DATA PROVIDED:
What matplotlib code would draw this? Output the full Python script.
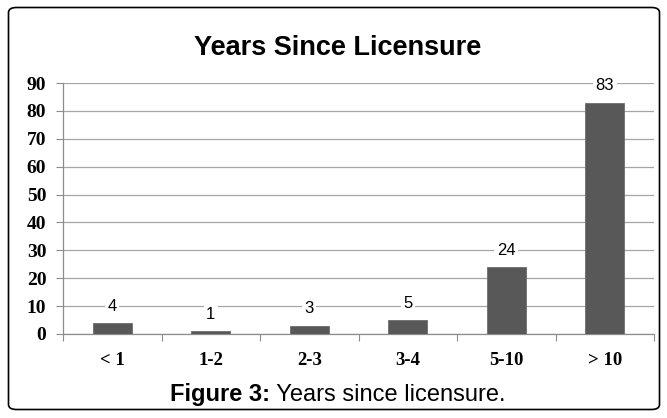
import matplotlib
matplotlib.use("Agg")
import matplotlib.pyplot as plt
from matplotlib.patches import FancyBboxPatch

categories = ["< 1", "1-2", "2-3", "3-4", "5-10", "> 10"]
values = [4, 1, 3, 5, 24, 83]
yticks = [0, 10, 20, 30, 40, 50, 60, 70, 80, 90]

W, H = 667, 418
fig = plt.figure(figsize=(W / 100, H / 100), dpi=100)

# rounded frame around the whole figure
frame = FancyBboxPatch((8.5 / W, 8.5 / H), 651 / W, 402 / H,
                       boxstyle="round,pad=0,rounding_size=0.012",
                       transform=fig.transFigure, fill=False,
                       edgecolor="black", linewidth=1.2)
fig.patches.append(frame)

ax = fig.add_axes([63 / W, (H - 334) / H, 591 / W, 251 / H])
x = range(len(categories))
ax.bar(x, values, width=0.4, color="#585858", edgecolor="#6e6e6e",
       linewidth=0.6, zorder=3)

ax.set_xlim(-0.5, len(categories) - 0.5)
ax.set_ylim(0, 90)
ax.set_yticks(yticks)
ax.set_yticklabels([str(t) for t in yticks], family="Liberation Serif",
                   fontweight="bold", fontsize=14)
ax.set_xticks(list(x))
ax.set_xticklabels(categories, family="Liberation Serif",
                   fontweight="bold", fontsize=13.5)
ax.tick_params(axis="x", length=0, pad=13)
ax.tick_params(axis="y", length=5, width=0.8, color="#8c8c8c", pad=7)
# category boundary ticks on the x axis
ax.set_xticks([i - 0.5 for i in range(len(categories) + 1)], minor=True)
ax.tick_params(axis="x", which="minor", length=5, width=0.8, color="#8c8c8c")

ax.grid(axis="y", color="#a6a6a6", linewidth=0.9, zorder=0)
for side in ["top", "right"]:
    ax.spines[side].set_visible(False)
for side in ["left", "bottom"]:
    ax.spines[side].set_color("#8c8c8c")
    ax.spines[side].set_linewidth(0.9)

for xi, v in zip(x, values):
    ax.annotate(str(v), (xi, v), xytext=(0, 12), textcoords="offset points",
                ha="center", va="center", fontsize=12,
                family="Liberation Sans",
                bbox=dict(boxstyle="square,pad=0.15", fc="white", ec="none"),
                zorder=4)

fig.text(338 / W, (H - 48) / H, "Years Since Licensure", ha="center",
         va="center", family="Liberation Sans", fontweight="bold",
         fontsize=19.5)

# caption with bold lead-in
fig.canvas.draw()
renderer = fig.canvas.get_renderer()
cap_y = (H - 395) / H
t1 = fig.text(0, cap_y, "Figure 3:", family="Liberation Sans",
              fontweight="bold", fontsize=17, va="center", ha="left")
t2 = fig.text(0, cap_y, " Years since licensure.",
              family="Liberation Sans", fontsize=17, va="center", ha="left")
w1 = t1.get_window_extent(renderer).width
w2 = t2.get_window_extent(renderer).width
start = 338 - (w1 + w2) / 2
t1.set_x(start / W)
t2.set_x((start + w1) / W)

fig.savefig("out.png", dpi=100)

GIVEN REQUEST:
From the first line above through the line containing "linewidth=0.6, zorder=3)", copy everything exactly, without the pictures.

RESPONSE TO THIS TASK:
What matplotlib code would draw this? Output the full Python script.
import matplotlib
matplotlib.use("Agg")
import matplotlib.pyplot as plt
from matplotlib.patches import FancyBboxPatch

categories = ["< 1", "1-2", "2-3", "3-4", "5-10", "> 10"]
values = [4, 1, 3, 5, 24, 83]
yticks = [0, 10, 20, 30, 40, 50, 60, 70, 80, 90]

W, H = 667, 418
fig = plt.figure(figsize=(W / 100, H / 100), dpi=100)

# rounded frame around the whole figure
frame = FancyBboxPatch((8.5 / W, 8.5 / H), 651 / W, 402 / H,
                       boxstyle="round,pad=0,rounding_size=0.012",
                       transform=fig.transFigure, fill=False,
                       edgecolor="black", linewidth=1.2)
fig.patches.append(frame)

ax = fig.add_axes([63 / W, (H - 334) / H, 591 / W, 251 / H])
x = range(len(categories))
ax.bar(x, values, width=0.4, color="#585858", edgecolor="#6e6e6e",
       linewidth=0.6, zorder=3)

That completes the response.